23 October 2009

Oh Yeah... That's a Good One

Its not everyday (especially over the last 7 months) that I bare my girl parts. It is pretty much never (excluding childbirth) that I've been spread eagle on a table with a perfect stranger "all up in it".

Well, today was the day I bared it all and in return spent an hour getting hot waxed slathered on my bikini region only to have that hot wax covered in fabric and oh so expertly RIPPED OFF by C.J. (who is an arteest by the way). In response to this, oh so delicate, action my body reacted naturally. I screamed and then giggled like a school girl at the sheer horror of what was happening to my most sensitive region. Yes, I said giggled. I think there may be something wrong with my psyche - who giggles as they get tortured? Who? Me - that's who.

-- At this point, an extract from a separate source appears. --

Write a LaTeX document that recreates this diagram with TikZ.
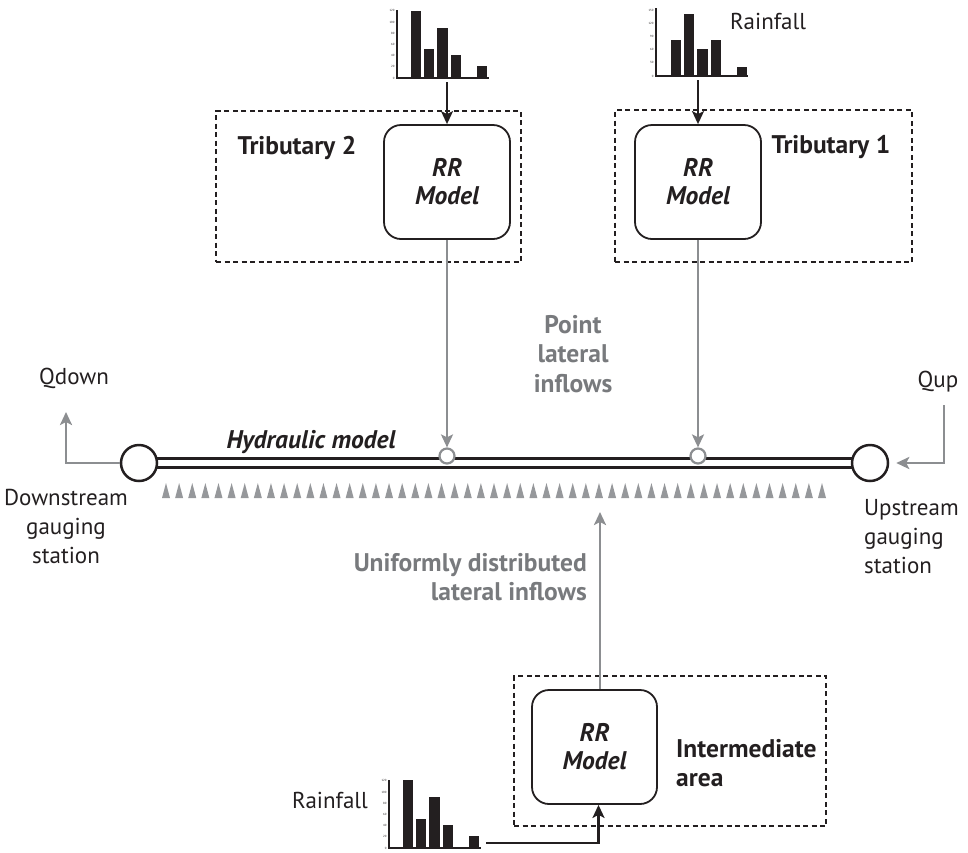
\documentclass[tikz,border=0pt]{standalone}
\usepackage{fontspec}
\setmainfont{PT Sans}
\usetikzlibrary{arrows.meta,backgrounds}
\definecolor{ink}{RGB}{35,31,32}
\definecolor{arrgray}{RGB}{140,142,145}
\definecolor{txtgray}{RGB}{120,122,125}
\definecolor{trigray}{RGB}{150,152,155}
\tikzset{
  dbox/.style={draw=ink, line width=1.8pt, dash pattern=on 5pt off 3.5pt},
  rrbox/.style={draw=ink, line width=1.8pt, rounded corners=17pt, minimum width=126pt, minimum height=114pt, align=center, font=\fontsize{25.5}{28}\selectfont\bfseries\itshape, text=ink, inner sep=0pt},
  myhead/.style={-{Stealth[length=13pt,width=12pt,inset=3pt]}},
  garrow/.style={draw=arrgray, line width=2.5pt, myhead},
  barrow/.style={draw=ink, line width=2.2pt, myhead},
  lbl/.style={font=\fontsize{23}{29}\selectfont, text=ink, align=center, inner sep=0pt},
  blbl/.style={lbl, font=\fontsize{25.5}{29.5}\selectfont\bfseries},
  glbl/.style={blbl, text=txtgray},
  bigst/.style={circle, draw=ink, line width=2.5pt, fill=white, minimum size=36pt, inner sep=0pt},
  smallst/.style={circle, draw=arrgray, line width=2.2pt, fill=white, minimum size=15pt, inner sep=0pt},
  river/.style={draw=ink, line width=2.5pt},
  bar/.style={fill=ink},
  chaxis/.style={draw=ink, line width=2.2pt},
  ticklbl/.style={font=\fontsize{3}{3}\selectfont, text=ink, inner sep=0.3pt, anchor=east},
}
\newcommand{\rainbars}[3]{%
  \foreach \o/\h in {#3} { \fill[bar] ({#1+\o},#2) rectangle ({#1+\o+10.5},{#2-\h}); }
  \draw[chaxis] (#1,{#2-68}) -- (#1,#2) -- ({#1+92},#2);
}
\begin{document}
\begin{tikzpicture}[x=1pt,y=-1pt]
\useasboundingbox (0,0) rectangle (968,852);

% dashed areas
\node[dbox, minimum width=305pt, minimum height=151pt] (t2area) at (368.5,186.5) {};
\node[dbox, minimum width=297pt, minimum height=152pt] (t1area) at (763.5,186) {};
\node[dbox, minimum width=312pt, minimum height=150pt] (iarea) at (670,751) {};

% RR models
\node[rrbox] (rr2) at (447,182) {RR\\Model};
\node[rrbox] (rr1) at (698,182) {RR\\Model};
\node[rrbox, minimum width=125pt] (rr3) at (594.5,747) {RR\\Model};

% labels
\node[blbl] (t2lbl) at (297,148) {Tributary 2};
\node[blbl] (t1lbl) at (831,147) {Tributary 1};
\node[blbl, align=left, anchor=west] (ilbl) at (676,763) {Intermediate\\area};
\node[lbl, anchor=west] (rf1) at (730,21) {Rainfall};
\node[lbl] (rf3) at (330,800) {Rainfall};
\node[glbl] (pli) at (573,354) {Point\\lateral\\inflows};
\node[glbl, align=right, anchor=east] (udli) at (587,577) {Uniformly distributed\\lateral inflows};
\node[lbl] (qdown) at (74,378) {Qdown};
\node[lbl] (qup) at (938,382) {Qup};
\node[lbl] (dsl) at (66,526) {Downstream\\gauging\\station};
\node[lbl, align=left, anchor=west] (usl) at (864,537) {Upstream\\gauging\\station};
\node[font=\fontsize{25.5}{29}\selectfont\bfseries\itshape, text=ink, inner sep=0pt] (hyd) at (311,442) {Hydraulic model};

% stations
\node[bigst] (dst) at (139,463) {};
\node[bigst] (ust) at (870,463) {};
\node[smallst] (p2) at (447,456) {};
\node[smallst] (p1) at (698,456) {};

\begin{scope}[on background layer]
\draw[river] ([yshift=4.5pt]dst.center) -- ([yshift=4.5pt]ust.center);
\draw[river] ([yshift=-4.5pt]dst.center) -- ([yshift=-4.5pt]ust.center);
\end{scope}

% distributed inflow triangles
\foreach \i in {0,...,50} \fill[trigray] ({162+13.12*\i},498) -- ++(4,-15) -- ++(4,15) -- cycle;

% rainfall charts
\rainbars{397}{78}{13.5/67, 26.5/29, 40/50, 53.5/23, 79.5/12}
\rainbars{656}{76}{14.5/36, 27.5/62, 41/27, 54.5/36, 80.5/9}
\rainbars{389}{848}{13.5/68, 26.5/29, 40/51, 53.5/23, 79.5/12}
\foreach \k [count=\n from 0] in {0,20,...,120} {
  \node[ticklbl] at (395,{78-\n*11.2}) {\k};
  \node[ticklbl] at (387,{848-\n*11.2}) {\k};
}
\foreach \k [count=\n from 0] in {0,30,...,150} {
  \node[ticklbl] at (654,{76-\n*13.2}) {\k};
}

% connectors
\coordinate (c2out) at (447,82);
\coordinate (c1out) at (698,80);
\coordinate (c3out) at (486,843);
\draw[barrow] (c2out) -- (rr2.north);
\draw[barrow] (c1out) -- (rr1.north);
\draw[barrow] (c3out) -| ([xshift=4pt]rr3.south);
\draw[garrow] (rr2.south) -- (p2.north);
\draw[garrow] (rr1.south) -- (p1.north);
\coordinate (uin) at (600,512);
\draw[garrow] (rr3.north -| uin) -- (uin);
\coordinate (qdbend) at (66,463);
\coordinate (qdtip) at (66,412);
\draw[garrow] (dst.west) -- (qdbend) -- (qdtip);
\coordinate (qustart) at (944,405);
\coordinate (qubend) at (944,463);
\draw[garrow] (qustart) -- (qubend) -- ([xshift=7pt]ust.east);
\end{tikzpicture}
\end{document}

C.J. kept things light telling me about the strippers and S&M girls who are her regular customers (this made me giggle even more). She suggested, since this was my first adventure into waxing, that I start with a bikini wax -- but me being the badass that I am said "Nope, do it all". Yeah - somehow "do it all" neglected to translate to my brain that my ass would be involved.

After a while I forgot that she was tearing away at my lady land and was enjoying our conversation - even though it was sometimes interrupted by "Ohh ho ho MY GOD - That's a good one" You know its a good one when little white lights flash behind your eyelids as you spontaneously fold into the fetal position.

I mean really? Am I voluntarily laying on a table, half naked, with wax from front to back - side to side and ever crevice in between. Yep - Really.

All I know is
A: My husband better f$#king appreciate this effort
B: When he is done appreciating it I better be the one saying "Oh yeah -- that's a good one."